--- Start DATA FOR THIS TASK ---

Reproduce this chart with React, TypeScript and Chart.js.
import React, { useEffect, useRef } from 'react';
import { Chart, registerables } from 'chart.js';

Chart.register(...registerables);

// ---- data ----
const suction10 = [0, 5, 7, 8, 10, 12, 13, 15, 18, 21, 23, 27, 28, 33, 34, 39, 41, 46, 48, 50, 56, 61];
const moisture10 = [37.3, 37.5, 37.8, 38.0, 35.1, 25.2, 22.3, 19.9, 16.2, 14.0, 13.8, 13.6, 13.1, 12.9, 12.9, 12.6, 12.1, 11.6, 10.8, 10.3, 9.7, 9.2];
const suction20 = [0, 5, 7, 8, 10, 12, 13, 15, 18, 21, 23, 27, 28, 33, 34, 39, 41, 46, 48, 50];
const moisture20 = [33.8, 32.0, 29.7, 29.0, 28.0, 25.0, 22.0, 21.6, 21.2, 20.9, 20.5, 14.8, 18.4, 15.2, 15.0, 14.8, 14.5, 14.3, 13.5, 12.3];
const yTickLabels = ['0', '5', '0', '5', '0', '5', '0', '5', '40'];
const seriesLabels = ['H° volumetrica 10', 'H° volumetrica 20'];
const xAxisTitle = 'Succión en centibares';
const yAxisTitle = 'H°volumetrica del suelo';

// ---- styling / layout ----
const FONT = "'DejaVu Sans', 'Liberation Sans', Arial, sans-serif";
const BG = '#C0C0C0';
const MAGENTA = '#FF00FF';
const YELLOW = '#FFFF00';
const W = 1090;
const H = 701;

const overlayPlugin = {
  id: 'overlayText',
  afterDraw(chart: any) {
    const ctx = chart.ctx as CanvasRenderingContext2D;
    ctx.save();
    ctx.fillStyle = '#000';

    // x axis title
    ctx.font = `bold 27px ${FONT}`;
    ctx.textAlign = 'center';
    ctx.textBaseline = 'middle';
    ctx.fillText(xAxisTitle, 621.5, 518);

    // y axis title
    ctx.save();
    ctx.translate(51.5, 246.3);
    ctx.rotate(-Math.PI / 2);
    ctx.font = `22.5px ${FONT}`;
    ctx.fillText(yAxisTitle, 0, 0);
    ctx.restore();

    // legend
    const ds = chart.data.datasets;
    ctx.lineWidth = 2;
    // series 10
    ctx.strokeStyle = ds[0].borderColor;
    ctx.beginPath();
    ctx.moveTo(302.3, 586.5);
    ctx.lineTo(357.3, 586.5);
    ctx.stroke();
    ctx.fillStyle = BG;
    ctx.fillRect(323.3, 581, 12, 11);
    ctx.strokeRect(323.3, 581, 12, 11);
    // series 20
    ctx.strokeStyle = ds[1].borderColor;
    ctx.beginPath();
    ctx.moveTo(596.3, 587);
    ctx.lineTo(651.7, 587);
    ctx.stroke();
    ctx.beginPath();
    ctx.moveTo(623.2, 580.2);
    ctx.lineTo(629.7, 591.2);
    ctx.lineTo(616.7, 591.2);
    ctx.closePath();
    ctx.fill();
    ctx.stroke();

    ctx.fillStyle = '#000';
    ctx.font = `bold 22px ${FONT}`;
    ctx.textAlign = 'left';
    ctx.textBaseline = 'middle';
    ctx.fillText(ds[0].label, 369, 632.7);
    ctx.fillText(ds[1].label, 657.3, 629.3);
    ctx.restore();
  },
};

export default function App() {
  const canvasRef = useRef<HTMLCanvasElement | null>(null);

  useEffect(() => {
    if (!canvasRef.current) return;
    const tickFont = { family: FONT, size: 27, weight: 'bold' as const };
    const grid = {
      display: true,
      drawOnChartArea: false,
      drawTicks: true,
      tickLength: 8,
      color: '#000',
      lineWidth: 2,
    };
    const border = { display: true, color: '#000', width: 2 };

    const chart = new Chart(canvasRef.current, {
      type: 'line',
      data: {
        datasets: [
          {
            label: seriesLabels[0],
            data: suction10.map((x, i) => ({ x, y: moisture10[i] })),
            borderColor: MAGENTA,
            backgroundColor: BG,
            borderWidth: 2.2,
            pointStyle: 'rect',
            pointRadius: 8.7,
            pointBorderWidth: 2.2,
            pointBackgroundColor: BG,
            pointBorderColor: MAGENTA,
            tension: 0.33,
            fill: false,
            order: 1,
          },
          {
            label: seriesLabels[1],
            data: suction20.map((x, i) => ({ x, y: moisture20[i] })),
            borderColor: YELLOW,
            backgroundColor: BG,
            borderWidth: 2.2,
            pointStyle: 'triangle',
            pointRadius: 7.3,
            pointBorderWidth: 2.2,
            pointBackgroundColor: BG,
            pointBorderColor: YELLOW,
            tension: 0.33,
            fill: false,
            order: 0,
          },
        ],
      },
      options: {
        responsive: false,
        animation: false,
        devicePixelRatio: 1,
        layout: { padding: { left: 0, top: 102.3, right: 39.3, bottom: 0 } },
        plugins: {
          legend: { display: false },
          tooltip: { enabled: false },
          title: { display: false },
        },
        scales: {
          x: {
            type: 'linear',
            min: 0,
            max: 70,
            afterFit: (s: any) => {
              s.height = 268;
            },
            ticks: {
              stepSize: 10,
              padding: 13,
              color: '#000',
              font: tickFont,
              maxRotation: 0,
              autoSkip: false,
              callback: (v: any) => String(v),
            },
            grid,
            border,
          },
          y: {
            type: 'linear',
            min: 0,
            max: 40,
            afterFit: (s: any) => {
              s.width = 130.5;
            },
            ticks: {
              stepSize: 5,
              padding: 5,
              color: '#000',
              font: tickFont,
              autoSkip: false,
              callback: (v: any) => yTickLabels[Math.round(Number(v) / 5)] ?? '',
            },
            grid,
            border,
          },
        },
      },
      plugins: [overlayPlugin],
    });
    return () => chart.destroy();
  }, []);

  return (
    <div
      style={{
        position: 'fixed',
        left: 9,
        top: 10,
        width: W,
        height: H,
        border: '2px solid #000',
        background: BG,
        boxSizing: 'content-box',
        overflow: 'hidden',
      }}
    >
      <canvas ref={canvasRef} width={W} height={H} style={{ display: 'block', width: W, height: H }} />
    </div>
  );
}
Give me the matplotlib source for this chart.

--- End DATA FOR THIS TASK ---

WHAT YOU WILL DO:
Beginning at the top of the data, extract each line through the line containing "ctx.fillText(xAxisTitle, 621.5, 518);" and return those lines exactly, with nothing added.

REPLY TO THE EXERCISE:
Reproduce this chart with React, TypeScript and Chart.js.
import React, { useEffect, useRef } from 'react';
import { Chart, registerables } from 'chart.js';

Chart.register(...registerables);

// ---- data ----
const suction10 = [0, 5, 7, 8, 10, 12, 13, 15, 18, 21, 23, 27, 28, 33, 34, 39, 41, 46, 48, 50, 56, 61];
const moisture10 = [37.3, 37.5, 37.8, 38.0, 35.1, 25.2, 22.3, 19.9, 16.2, 14.0, 13.8, 13.6, 13.1, 12.9, 12.9, 12.6, 12.1, 11.6, 10.8, 10.3, 9.7, 9.2];
const suction20 = [0, 5, 7, 8, 10, 12, 13, 15, 18, 21, 23, 27, 28, 33, 34, 39, 41, 46, 48, 50];
const moisture20 = [33.8, 32.0, 29.7, 29.0, 28.0, 25.0, 22.0, 21.6, 21.2, 20.9, 20.5, 14.8, 18.4, 15.2, 15.0, 14.8, 14.5, 14.3, 13.5, 12.3];
const yTickLabels = ['0', '5', '0', '5', '0', '5', '0', '5', '40'];
const seriesLabels = ['H° volumetrica 10', 'H° volumetrica 20'];
const xAxisTitle = 'Succión en centibares';
const yAxisTitle = 'H°volumetrica del suelo';

// ---- styling / layout ----
const FONT = "'DejaVu Sans', 'Liberation Sans', Arial, sans-serif";
const BG = '#C0C0C0';
const MAGENTA = '#FF00FF';
const YELLOW = '#FFFF00';
const W = 1090;
const H = 701;

const overlayPlugin = {
  id: 'overlayText',
  afterDraw(chart: any) {
    const ctx = chart.ctx as CanvasRenderingContext2D;
    ctx.save();
    ctx.fillStyle = '#000';

    // x axis title
    ctx.font = `bold 27px ${FONT}`;
    ctx.textAlign = 'center';
    ctx.textBaseline = 'middle';
    ctx.fillText(xAxisTitle, 621.5, 518);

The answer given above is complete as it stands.